The only exception the creed-maker makes to Mr. Bold's sermon, is the contradiction he imputes to him, in saying: "That there is but one point or article necessary to be believed for the making a man a Christian and that there are many points besides this, which Jesus Christ hath taught and revealed, which every sincere Christian is indispensably obliged to endeavour to understand:" and "that there are particular points and articles, which being known to be revealed by Christ, Christians must indispensably assent to." And where, now, is there any thing like a contradiction in this? Let it be granted, for example, that the creed-maker's set of articles, (let their number be what they will, when he has found them all out) are necessary to be believed, for the making a man a Christian.
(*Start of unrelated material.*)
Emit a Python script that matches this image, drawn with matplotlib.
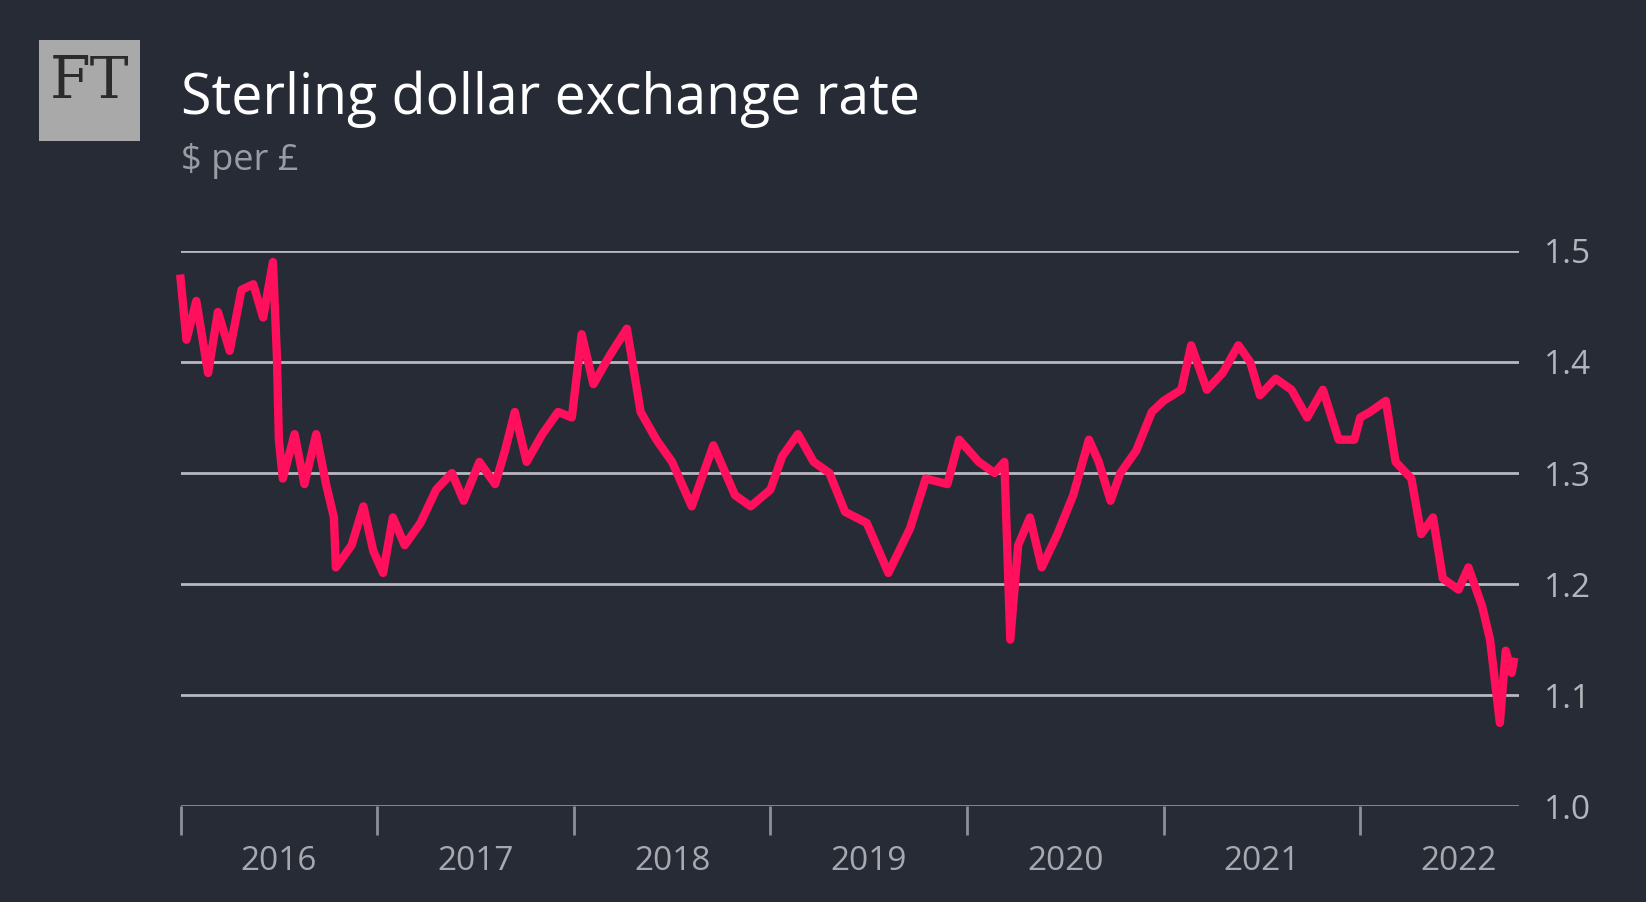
import matplotlib
matplotlib.use("Agg")
import matplotlib.pyplot as plt
from matplotlib.patches import Rectangle

# decimal year, $ per £
dates = [2016.00,2016.03,2016.08,2016.14,2016.19,2016.25,2016.31,2016.37,2016.42,2016.47,2016.49,2016.50,2016.52,2016.58,2016.63,2016.69,2016.74,2016.78,2016.79,2016.87,2016.93,2016.98,
         2017.03,2017.08,2017.14,2017.22,2017.30,2017.38,2017.44,2017.52,2017.60,2017.65,2017.70,2017.76,2017.84,2017.92,2017.99,
         2018.04,2018.10,2018.18,2018.27,2018.34,2018.42,2018.50,2018.60,2018.71,2018.82,2018.90,2019.00,
         2019.06,2019.14,2019.22,2019.30,2019.38,2019.49,2019.60,2019.71,2019.79,2019.90,2019.96,2020.06,
         2020.14,2020.19,2020.22,2020.26,2020.32,2020.38,2020.46,2020.54,2020.62,2020.67,2020.73,2020.78,2020.86,2020.94,2021.00,
         2021.09,2021.14,2021.22,2021.30,2021.38,2021.44,2021.49,2021.57,2021.65,2021.73,2021.81,2021.89,2021.97,2022.00,
         2022.05,2022.13,2022.18,2022.26,2022.31,2022.37,2022.42,2022.50,2022.55,2022.62,2022.66,2022.71,2022.74,2022.77,2022.78]
rates = [1.475,1.420,1.455,1.390,1.445,1.410,1.465,1.470,1.440,1.490,1.405,1.330,1.295,1.335,1.290,1.335,1.290,1.260,1.215,1.235,1.270,1.230,
         1.210,1.260,1.235,1.255,1.285,1.300,1.275,1.310,1.290,1.320,1.355,1.310,1.335,1.355,1.350,
         1.425,1.380,1.405,1.430,1.355,1.330,1.310,1.270,1.325,1.280,1.270,1.285,
         1.315,1.335,1.310,1.300,1.265,1.255,1.210,1.250,1.295,1.290,1.330,1.310,
         1.300,1.310,1.150,1.235,1.260,1.215,1.245,1.280,1.330,1.310,1.275,1.300,1.320,1.355,1.365,
         1.375,1.415,1.375,1.390,1.415,1.400,1.370,1.385,1.375,1.350,1.375,1.330,1.330,1.350,
         1.355,1.365,1.310,1.295,1.245,1.260,1.205,1.195,1.215,1.180,1.150,1.075,1.140,1.120,1.130]
years = [2016, 2017, 2018, 2019, 2020, 2021, 2022]
yticks = [1.0, 1.1, 1.2, 1.3, 1.4, 1.5]

BG = "#272b36"
W, H = 1646, 902
S = 1646 / 1568  # reference measured in 1568-wide display units
def px(v):
    return v * S

fig = plt.figure(figsize=(W/100, H/100), dpi=100, facecolor=BG)
ax = fig.add_axes([px(172)/W, 1-px(768)/H, px(1447-172)/W, px(768-239)/H])
ax.set_facecolor(BG)
ax.set_xlim(2016, 2016 + (1447-172)/187.3)
ax.set_ylim(1.0, 1.5)
for s in ax.spines.values():
    s.set_visible(False)
for v in yticks[1:]:
    ax.axhline(v, color="#b8b9c0", lw=2, zorder=1)
ax.axhline(1.0, color="#8e9098", lw=2, zorder=1)
ax.set_yticks(yticks)
ax.set_yticklabels([f"{v:.1f}" for v in yticks])
ax.yaxis.tick_right()
ax.tick_params(axis="y", length=0, pad=18, labelsize=24, labelcolor="#b4b5bc")
ax.set_xticks(years)
ax.set_xticklabels([])
ax.tick_params(axis="x", length=21, width=2, color="#8e9098", direction="out")
for y in years:
    ax.text(y + 0.5, 1.0 - 0.05, str(y), ha="center", va="center", fontsize=24,
            color="#a8a9b0", family="Open Sans")
for t in ax.get_yticklabels():
    t.set_family("Open Sans")
ax.plot(dates, rates, color="#ff0f5c", lw=6, zorder=3, clip_on=False, solid_joinstyle="round")

fig.patches.append(Rectangle((px(37)/W, 1-px(134)/H), px(96)/W, px(96)/H, transform=fig.transFigure,
                             facecolor="#a9a9a9", edgecolor="none"))
fig.text(px(85)/W, 1-px(78)/H, "FT", ha="center", va="center", fontsize=42, color="#2b2b2b",
         family="DejaVu Serif")
fig.text(px(172)/W, 1-px(95)/H, "Sterling dollar exchange rate", ha="left", va="center",
         fontsize=40, color="white", family="Open Sans")
fig.text(px(172)/W, 1-px(153)/H, "$ per £", ha="left", va="center", fontsize=26,
         color="#9a9ba3", family="Open Sans")
fig.savefig("out.png", dpi=100, facecolor=BG)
Is there any contradiction in it to say, there are many points besides these, which Jesus Christ hath taught and revealed, which every sincere Christian is indispensably obliged to endeavour to understand? If this be not so, it is but for any one to be perfect in Mr. Edwards's creed, and then he may lay by the Bible, and from thenceforth he is absolutely dispensed with from studying or understanding any thing more of the Scripture.